Wednesday, September 6, 2017

Four areas of rapid technological growth: Artificial Intelligence, Machine Learning, Decision Support Systems, and Autonomous vehicles have a potential to alter human life forever. 


   There are many reasons to be concerned about the long-term influence of technology on human activity and evolution.  Far too little attention has been spent researching how technologies have changed human behavior and society, along with the impact on our health and how they are influencing evolution.  Ultimately, however, it depends on what humans do with new technology that determines whether the impact is bad or good.  Four areas of rapid technological growth: Artificial Intelligence, Machine Learning, Decision Support Systems, and Autonomous vehicles have a potential to alter human life forever. 

      Part of the incredible value of computer systems, from their original inception, rests in their ability to process complex calculations far quicker than a human brain could ever hope to do so.  For tedious redundant calculations, there is tremendous value in computers.  Over-time computer makes, from the processors to hard drives, to software and application makers have sought to increase the value of computers by building them to conduct increasingly complex operations.  If for example, you are shopping for a plane ticket, it is awesome that computers are now smart enough to sift through massive amounts of data from a range of airline companies traveling to a wide range of destinations and then give you options you can compare side by side to choose from.  AI allows for the same website to also recommend hotels, rental cars, restaurants, and popular tourist destinations in the city you plan to travel.  The best innovations in technology have optimized our economy, opening more choices while making it easier to find the best choices.   The down side lives in the diminished role for the travel agent, at times lower profit margins for airlines and hotels and influences in the pay of individuals working in these industries.  Generally, however, the markets find a reasonable balance, with lower costs and ease of shopping increasing the amount people travel, therefore having an overall positive impact on people working in the broader tourism industry, even as travel agencies may shrink while companies like Travelocity may hire. 

      One of the trendier buzz words in the Silicon Valley these days is Machine Learning.  Traditionally, computers could engage in some very sophisticated operations and calculations but only when they have been programmed by someone to make those calculations.  With AI and robotics increasingly automating assembly lines for example, market place competition has created a hefty bounty for those capable of creating machines that can learn on their own, without being taught or programmed.  With machine learning, a computer or program run on a computer may be programmed with an algorithm, but given the ability on its own to refine and improve that algorithm with each repetition based on some sort of new results or data coming back into it a decision-making process.   The problem is that as more production is sourced to machines that may be learning on the job, less people will know how to do that work and in the future, we may reach a point where only a machine that learned and developed a new fabrication technique for example, knows how to do what it does.  Depending on the value of what the Machine learns and how removed humanity is from what it can do and how dependent humanity becomes on it, it could have very serious consequences for human life.
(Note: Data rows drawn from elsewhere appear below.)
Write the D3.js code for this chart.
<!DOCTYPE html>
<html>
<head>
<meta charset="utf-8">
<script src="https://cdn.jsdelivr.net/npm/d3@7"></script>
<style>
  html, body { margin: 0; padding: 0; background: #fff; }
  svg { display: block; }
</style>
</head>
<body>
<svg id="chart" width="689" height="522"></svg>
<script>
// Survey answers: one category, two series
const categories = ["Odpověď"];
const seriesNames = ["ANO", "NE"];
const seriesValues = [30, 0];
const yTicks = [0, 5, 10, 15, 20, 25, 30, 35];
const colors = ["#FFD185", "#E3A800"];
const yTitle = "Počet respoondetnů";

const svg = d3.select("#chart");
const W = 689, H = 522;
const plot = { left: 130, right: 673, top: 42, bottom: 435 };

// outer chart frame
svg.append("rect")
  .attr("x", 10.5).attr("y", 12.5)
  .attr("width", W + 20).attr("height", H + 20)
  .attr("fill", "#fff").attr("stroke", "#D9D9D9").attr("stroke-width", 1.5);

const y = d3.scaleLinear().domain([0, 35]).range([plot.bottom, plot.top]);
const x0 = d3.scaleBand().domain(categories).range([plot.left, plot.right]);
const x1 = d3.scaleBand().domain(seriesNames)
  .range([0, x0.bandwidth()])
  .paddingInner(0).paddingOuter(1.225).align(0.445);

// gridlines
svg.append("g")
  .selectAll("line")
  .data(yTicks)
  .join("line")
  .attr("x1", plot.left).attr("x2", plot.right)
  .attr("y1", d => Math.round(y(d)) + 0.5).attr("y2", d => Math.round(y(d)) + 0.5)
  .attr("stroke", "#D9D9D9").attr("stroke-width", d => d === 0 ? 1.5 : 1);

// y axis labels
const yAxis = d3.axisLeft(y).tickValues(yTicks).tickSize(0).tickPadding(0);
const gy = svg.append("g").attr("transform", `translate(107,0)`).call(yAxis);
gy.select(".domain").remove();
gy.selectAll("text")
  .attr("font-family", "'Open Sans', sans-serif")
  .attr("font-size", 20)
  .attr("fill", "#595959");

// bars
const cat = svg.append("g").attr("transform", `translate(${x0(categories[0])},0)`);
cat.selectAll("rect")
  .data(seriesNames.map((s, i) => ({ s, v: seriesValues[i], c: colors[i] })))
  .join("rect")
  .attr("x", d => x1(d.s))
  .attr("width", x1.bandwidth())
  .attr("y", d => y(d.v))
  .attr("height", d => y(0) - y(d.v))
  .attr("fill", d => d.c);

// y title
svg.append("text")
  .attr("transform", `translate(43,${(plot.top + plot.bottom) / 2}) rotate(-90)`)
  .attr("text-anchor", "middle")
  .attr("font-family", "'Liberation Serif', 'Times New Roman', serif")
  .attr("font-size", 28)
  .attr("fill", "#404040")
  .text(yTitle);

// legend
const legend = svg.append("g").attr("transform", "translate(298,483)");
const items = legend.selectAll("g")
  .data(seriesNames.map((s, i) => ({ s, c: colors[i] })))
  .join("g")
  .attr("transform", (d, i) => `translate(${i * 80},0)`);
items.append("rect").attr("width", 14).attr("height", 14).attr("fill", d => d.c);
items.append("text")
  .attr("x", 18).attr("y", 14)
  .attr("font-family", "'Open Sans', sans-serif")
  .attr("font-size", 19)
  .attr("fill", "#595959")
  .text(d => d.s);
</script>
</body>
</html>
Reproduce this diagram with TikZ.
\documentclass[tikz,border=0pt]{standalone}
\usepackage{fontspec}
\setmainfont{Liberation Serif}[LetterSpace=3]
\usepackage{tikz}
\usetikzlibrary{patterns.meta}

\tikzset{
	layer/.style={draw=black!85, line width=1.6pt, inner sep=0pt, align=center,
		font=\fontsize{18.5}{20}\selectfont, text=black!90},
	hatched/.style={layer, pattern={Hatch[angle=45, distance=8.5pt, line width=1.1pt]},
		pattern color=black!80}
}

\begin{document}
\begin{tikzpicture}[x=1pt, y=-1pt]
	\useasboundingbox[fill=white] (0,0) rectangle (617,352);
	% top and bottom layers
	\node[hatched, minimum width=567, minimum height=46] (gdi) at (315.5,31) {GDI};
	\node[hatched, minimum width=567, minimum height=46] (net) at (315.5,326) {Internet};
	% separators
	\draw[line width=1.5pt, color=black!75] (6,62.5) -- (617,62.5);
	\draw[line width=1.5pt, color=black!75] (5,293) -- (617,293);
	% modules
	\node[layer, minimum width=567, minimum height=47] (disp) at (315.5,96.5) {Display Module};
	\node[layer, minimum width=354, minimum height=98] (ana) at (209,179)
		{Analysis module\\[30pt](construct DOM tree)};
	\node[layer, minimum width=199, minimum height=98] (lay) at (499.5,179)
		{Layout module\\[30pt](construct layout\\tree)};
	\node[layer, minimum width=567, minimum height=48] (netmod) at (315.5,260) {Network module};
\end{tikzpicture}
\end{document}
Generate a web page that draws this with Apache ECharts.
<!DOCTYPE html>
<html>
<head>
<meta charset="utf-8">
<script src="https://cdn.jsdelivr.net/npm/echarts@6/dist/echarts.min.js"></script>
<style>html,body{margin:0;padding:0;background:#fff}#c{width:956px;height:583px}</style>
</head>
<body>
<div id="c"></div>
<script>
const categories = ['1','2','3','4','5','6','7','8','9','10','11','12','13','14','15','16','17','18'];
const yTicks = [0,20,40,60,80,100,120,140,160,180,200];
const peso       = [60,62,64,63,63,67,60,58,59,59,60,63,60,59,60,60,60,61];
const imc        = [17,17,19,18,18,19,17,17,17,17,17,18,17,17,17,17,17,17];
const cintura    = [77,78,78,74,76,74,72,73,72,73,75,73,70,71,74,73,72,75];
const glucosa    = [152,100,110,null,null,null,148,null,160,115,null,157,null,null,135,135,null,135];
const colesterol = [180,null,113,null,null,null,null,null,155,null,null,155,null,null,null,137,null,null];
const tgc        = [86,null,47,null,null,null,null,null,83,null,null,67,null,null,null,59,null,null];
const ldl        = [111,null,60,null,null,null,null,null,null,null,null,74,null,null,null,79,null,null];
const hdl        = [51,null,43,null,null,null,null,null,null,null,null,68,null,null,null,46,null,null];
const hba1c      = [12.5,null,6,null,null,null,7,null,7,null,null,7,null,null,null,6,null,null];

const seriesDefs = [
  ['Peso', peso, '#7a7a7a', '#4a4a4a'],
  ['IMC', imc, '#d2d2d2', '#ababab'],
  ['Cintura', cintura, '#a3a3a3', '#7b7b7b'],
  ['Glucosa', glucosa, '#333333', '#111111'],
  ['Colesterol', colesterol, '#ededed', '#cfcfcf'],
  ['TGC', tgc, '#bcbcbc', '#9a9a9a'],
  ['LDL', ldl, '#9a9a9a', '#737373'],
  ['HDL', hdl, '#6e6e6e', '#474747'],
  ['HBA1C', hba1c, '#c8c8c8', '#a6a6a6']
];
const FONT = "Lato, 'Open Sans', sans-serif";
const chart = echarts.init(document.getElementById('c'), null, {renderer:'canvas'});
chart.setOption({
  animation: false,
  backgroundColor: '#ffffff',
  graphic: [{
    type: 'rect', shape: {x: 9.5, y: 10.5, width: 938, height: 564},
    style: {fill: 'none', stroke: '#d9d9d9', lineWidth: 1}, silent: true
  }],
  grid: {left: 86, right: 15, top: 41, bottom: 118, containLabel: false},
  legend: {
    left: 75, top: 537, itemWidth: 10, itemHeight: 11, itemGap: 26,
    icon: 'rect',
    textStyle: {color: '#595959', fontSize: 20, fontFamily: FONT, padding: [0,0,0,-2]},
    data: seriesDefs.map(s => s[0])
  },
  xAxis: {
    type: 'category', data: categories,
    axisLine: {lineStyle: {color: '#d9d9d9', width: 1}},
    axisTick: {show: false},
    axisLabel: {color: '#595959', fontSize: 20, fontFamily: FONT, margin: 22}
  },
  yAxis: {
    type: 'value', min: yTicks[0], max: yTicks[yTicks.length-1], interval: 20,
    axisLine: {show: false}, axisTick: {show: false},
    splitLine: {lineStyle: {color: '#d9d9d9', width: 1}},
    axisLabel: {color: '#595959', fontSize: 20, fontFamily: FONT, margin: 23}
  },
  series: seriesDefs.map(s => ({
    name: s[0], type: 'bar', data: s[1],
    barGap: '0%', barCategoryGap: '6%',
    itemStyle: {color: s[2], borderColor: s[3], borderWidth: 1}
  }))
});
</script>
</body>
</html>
     Decision Support Systems became very popular as the ability to collect and manipulate date become easier.  For generations of Masters of Business Administration, the mantra of rational decision making and profit lines was brought to its logical technological conclusion with Decision Support Systems.  CEOs could know come up with an endless list of Key Performance Indicators for each job position from which data points could be kept and then used to populate the DSS which they could shift into various graphs from which where to make rational decisions.  Decision Support Systems can help CEOs manage costs, decide which markets to invest in, where to downsize, where to grow and who to promote.  

     Autonomous vehicles have also become a very popular trend in the tech world.   In more basic value, they offer people who may otherwise not be able to drive, access to the mobility that others have.  For Autonomous vehicles to work there are components of all three of the prior types of technology being used.  The cars must become smarter in how they drive and how they make decisions.  In several generations, people may no longer learn to drive because autonomous cars have made the skills obsolete for humans.  Similarly, unmanned Aerial vehicles have utilized similar technologies predominately with a military function.   While once in war, the utility of aerial drones for purposes of battle field surveillance is clear, but what about when used for bombing missions?  What if we get to the point we remove the kill decision from human operators but potentially program a smart computer to learn and make its own decisions?  The consequences have been explored in detail in the science fiction thriller the Terminator.  Science fiction when it was made, today the premise of the Terminator is not too far off from the realities of war.

       There is no question that computers and the new smart machines help augment human endeavor.  It is also clear, however, that with new capabilities come new risks.  While there are many reasons to be concerned and to carefully draft laws and regulation limiting the risks, the future is coming whether we like it or not.  The area where I believe the biggest risk exists; however, is not in eminent existential threats that result since after all, deadly weapons have been in existence since early civilizations and human populations have grown even as their lethality has increased.  What worries me is the subtler impact on human organization initially, and human evolution in the long-term.  Too much technology may reduce the pressures of natural selection and cause the human species to gradually devolve as machine learning computers continue to evolve.  At some point, the computer may decide the humans are best to go the way of the horses after the humans invented the automobile. 
The Above was written as practice reply to a GRE practice question.  Written on 9/4 with a 30 minute timed response time.